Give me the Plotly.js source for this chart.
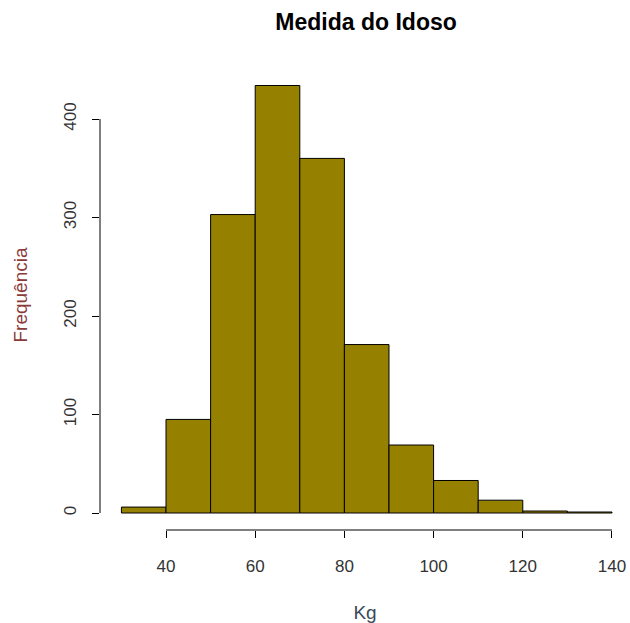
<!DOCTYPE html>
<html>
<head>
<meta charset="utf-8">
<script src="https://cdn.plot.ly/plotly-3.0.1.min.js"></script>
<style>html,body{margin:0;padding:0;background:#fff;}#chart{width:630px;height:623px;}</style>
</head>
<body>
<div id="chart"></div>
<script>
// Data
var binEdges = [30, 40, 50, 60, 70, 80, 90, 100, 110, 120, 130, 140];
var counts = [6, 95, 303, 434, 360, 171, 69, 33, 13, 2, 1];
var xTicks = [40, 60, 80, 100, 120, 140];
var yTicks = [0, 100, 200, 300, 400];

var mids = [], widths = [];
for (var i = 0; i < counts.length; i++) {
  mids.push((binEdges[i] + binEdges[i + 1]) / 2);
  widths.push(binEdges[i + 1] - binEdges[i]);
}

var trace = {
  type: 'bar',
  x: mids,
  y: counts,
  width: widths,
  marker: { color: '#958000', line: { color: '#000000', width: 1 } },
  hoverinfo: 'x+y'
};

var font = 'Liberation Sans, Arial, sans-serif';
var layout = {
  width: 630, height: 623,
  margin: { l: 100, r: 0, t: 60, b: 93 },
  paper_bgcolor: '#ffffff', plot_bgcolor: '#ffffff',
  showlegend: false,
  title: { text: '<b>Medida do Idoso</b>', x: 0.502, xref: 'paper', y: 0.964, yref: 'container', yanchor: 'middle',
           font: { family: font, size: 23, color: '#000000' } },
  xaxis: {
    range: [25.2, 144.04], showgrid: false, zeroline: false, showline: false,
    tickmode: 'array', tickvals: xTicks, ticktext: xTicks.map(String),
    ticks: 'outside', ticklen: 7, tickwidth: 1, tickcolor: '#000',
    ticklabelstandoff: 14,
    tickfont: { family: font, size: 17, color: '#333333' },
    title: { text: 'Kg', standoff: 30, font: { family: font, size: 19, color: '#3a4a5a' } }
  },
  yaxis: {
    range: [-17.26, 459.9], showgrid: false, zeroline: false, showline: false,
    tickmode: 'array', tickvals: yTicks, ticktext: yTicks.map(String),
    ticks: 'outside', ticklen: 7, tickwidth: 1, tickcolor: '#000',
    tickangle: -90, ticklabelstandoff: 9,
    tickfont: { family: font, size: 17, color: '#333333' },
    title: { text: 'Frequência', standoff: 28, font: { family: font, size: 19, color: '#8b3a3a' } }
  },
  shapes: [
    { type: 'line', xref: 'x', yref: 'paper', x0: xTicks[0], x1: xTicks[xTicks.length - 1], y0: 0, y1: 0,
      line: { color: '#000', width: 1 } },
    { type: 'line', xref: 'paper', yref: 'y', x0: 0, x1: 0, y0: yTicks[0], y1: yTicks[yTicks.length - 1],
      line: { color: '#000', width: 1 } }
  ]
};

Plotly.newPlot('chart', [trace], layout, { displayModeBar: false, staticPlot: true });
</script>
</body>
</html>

★ ★ ★ ★ ★

Send back the data above word for word, with the pictures left out.

=== The output ===
Give me the Plotly.js source for this chart.
<!DOCTYPE html>
<html>
<head>
<meta charset="utf-8">
<script src="https://cdn.plot.ly/plotly-3.0.1.min.js"></script>
<style>html,body{margin:0;padding:0;background:#fff;}#chart{width:630px;height:623px;}</style>
</head>
<body>
<div id="chart"></div>
<script>
// Data
var binEdges = [30, 40, 50, 60, 70, 80, 90, 100, 110, 120, 130, 140];
var counts = [6, 95, 303, 434, 360, 171, 69, 33, 13, 2, 1];
var xTicks = [40, 60, 80, 100, 120, 140];
var yTicks = [0, 100, 200, 300, 400];

var mids = [], widths = [];
for (var i = 0; i < counts.length; i++) {
  mids.push((binEdges[i] + binEdges[i + 1]) / 2);
  widths.push(binEdges[i + 1] - binEdges[i]);
}

var trace = {
  type: 'bar',
  x: mids,
  y: counts,
  width: widths,
  marker: { color: '#958000', line: { color: '#000000', width: 1 } },
  hoverinfo: 'x+y'
};

var font = 'Liberation Sans, Arial, sans-serif';
var layout = {
  width: 630, height: 623,
  margin: { l: 100, r: 0, t: 60, b: 93 },
  paper_bgcolor: '#ffffff', plot_bgcolor: '#ffffff',
  showlegend: false,
  title: { text: '<b>Medida do Idoso</b>', x: 0.502, xref: 'paper', y: 0.964, yref: 'container', yanchor: 'middle',
           font: { family: font, size: 23, color: '#000000' } },
  xaxis: {
    range: [25.2, 144.04], showgrid: false, zeroline: false, showline: false,
    tickmode: 'array', tickvals: xTicks, ticktext: xTicks.map(String),
    ticks: 'outside', ticklen: 7, tickwidth: 1, tickcolor: '#000',
    ticklabelstandoff: 14,
    tickfont: { family: font, size: 17, color: '#333333' },
    title: { text: 'Kg', standoff: 30, font: { family: font, size: 19, color: '#3a4a5a' } }
  },
  yaxis: {
    range: [-17.26, 459.9], showgrid: false, zeroline: false, showline: false,
    tickmode: 'array', tickvals: yTicks, ticktext: yTicks.map(String),
    ticks: 'outside', ticklen: 7, tickwidth: 1, tickcolor: '#000',
    tickangle: -90, ticklabelstandoff: 9,
    tickfont: { family: font, size: 17, color: '#333333' },
    title: { text: 'Frequência', standoff: 28, font: { family: font, size: 19, color: '#8b3a3a' } }
  },
  shapes: [
    { type: 'line', xref: 'x', yref: 'paper', x0: xTicks[0], x1: xTicks[xTicks.length - 1], y0: 0, y1: 0,
      line: { color: '#000', width: 1 } },
    { type: 'line', xref: 'paper', yref: 'y', x0: 0, x1: 0, y0: yTicks[0], y1: yTicks[yTicks.length - 1],
      line: { color: '#000', width: 1 } }
  ]
};

Plotly.newPlot('chart', [trace], layout, { displayModeBar: false, staticPlot: true });
</script>
</body>
</html>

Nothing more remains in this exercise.